The routine consists of varies fundamental movement skills, such as change of direction and agility. In this routine the players are going to run, tap cones, chase or escape from the opponent within three different levels. The exercise relies on multidirectional tasks and the players ’ability to anticipate by responding quickly to contextual perturbations. The environment is challenging and dynamic. 

→ Place 16 cones (4 lines – 2 squared court) along the side-lines.
→ 8 players (minimum).
→ Each player will start from a baseline position.

Players need to score points by passing from one side to another without being touched by the defender, who will interfere with this happening after that both players have tapped (or crossed over) the given cones. However, this goal has to be pursued always remembering to perform change of directions with optimal body posture. In this routine the players are going to run, tap cones, chase or escape from the opponent within three different levels.



Decision making will stimulate adaptive motor control: Multidirectional skills in an open unpredictable environment are incorporated, defender/attackers must anticipate/react depending on quick changes in the environment (e.g. other players, cone color change, ball)

Implicit motor learning: Children will need to pay attention to the constantly changing environment and implicit learning is stimulated with the analogies/external focus examples of instructions/feedback to improve body posture while changing directions.

Challenge/Fun: Beating the opponent (challenge) to collect a winning point (fun/gamification by making this a tag game). This means agility/changing direction is practiced with some pressure (i.e. time pressure or earning points, making space smaller creates a challenge).

Motivation: Enhanced by providing autonomy and replicating various realistic in game situations (tasks, goals, scores, defender/attacker) stimulating a safe challenge between players (e.g.: give a point when successfully defended will increase the competition between players).

Autonomy: Make the players choose or control different aspect of the play (e.g.: role attacker/defender, which sequence of cone to be tapped, practice with or without a ball, etc.).

Competence: Feeling of competence is created by giving the child option to choose a variation of the exercise (by means of level or material).

Relatedness: Feeling of relatedness is created by the sport specificity with their peers + by feeling most related by which option they have chosen from


  • Coach can let the players move around the cones instead of tapping.
  • Coach can give the attacker/defender the opportunity to stop at one cone between 1 to 3 seconds. 
  • Players can determine the number of seconds autonomously; the others will then be stimulated to react faster (inhibition-anticipation) (increases challenge-increased fun). 
  • Make ‘moving optimally’ a game. That means player A and/or D can get points by landing correctly (in terms of landing technique for the prevention goal – coach will observe).
  • Adding balls: players have to tap the cones, reach a ball (displaced around the court) and pass it to the teammate at the starting position before crossing the opponent’s sideline.
  • Adding balls: place one ball on the defenders side of the field.

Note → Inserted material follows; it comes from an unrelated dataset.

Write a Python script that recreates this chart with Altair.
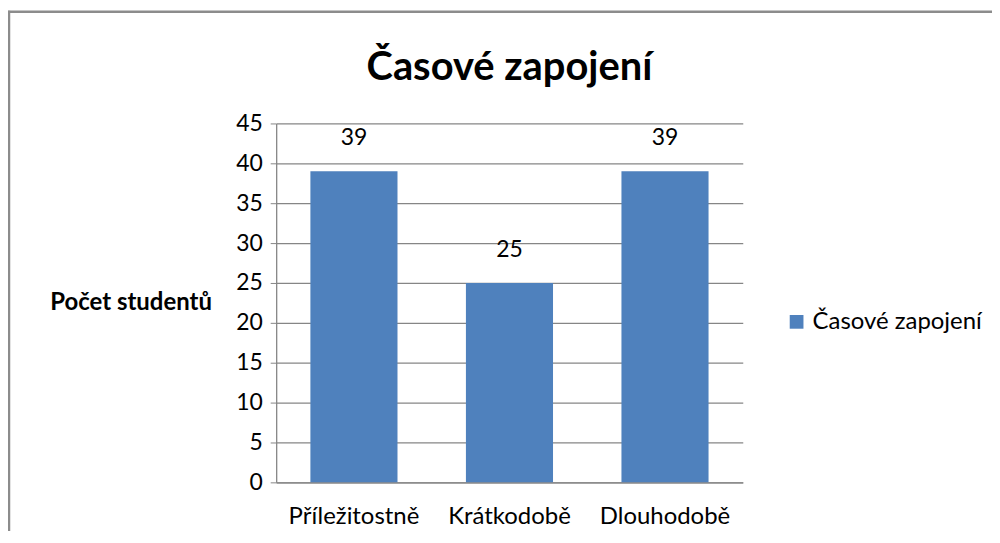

Attacker needs to pick up the ball while running and dribble with the ball towards the opponents sideline.
  • Adding time pressure: whoever/which team scores most goals (point) within that time ?

Same setting as intermediate exercise but:

  • The defender now can autonomously decide which cone he/she will touch first.
  • Player A has to tap the respective cone on the other sideline
  • The attackers (A) plays against the defenders (D).
    – The attacker will tap the red or the yellow cone, before accelerating to the other
    side of the field. 
  • Player A has the autonomy to touch two cones (one for each side). 
  • Before trying to tap player A before s/he is crossing the opponent’s baseline,
    player D must first mirror player A and tap the cone on the same side,
  • As soon as player A starts the game, player D will also immediately start.
  • Then player A must try to avoid being touched (tap) by player D, while running
    towards player D’s side (starting line)

Same setting as intermediate exercise but:

  • Now, the attacker (player A) has just to reach and cross the opponent’s (player B) baseline on the other side.
  • He doesn’t have to tap any cone anymore.
  • With fake moves he must get and stay away from the defender.